Calculate Contraction 2nd & 4th Indices Riemann Tensor

[GR191511]

How to calculate the contraction of second and fourth indices of Riemann tensor?I can only deal with other indices.Thank you！

 

[robphy]

How to calculate the contraction of second and fourth indices of Riemann tensor?I can only deal with other indices.Thank you！

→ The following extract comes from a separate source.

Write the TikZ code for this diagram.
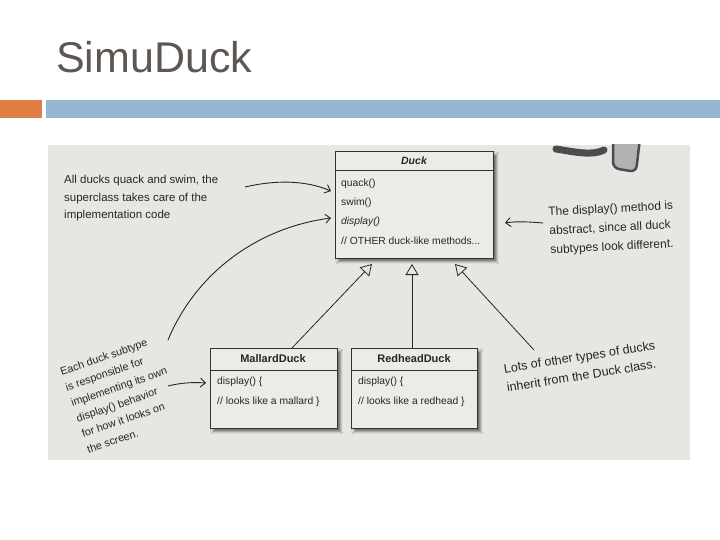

Can you write out the contraction in terms of a sum?
Because of the symmetries of the Riemann tensor,
there aren't very many independent nonzero contractions.

 

[PeterDonis]

How to calculate the contraction of second and fourth indices of Riemann tensor?

$$
g^{bd} R^a{}_{bcd}
$$

 

[GR191511]

$$
g^{bd} R^a{}_{bcd}
$$

Why it is not$\,$$R^a{}_{bcb}$?What is the difference between$\,$$g^{bd}R^a{}_{bcd}$$\,$and$\,$$R^a{}_{bcb}$?

 

[Ibix]

Why it is not$\,$$R^a{}_{bcb}$?What is the difference between$\,$$g^{bd}R^a{}_{bcd}$$\,$and$\,$$R^a{}_{bcb}$?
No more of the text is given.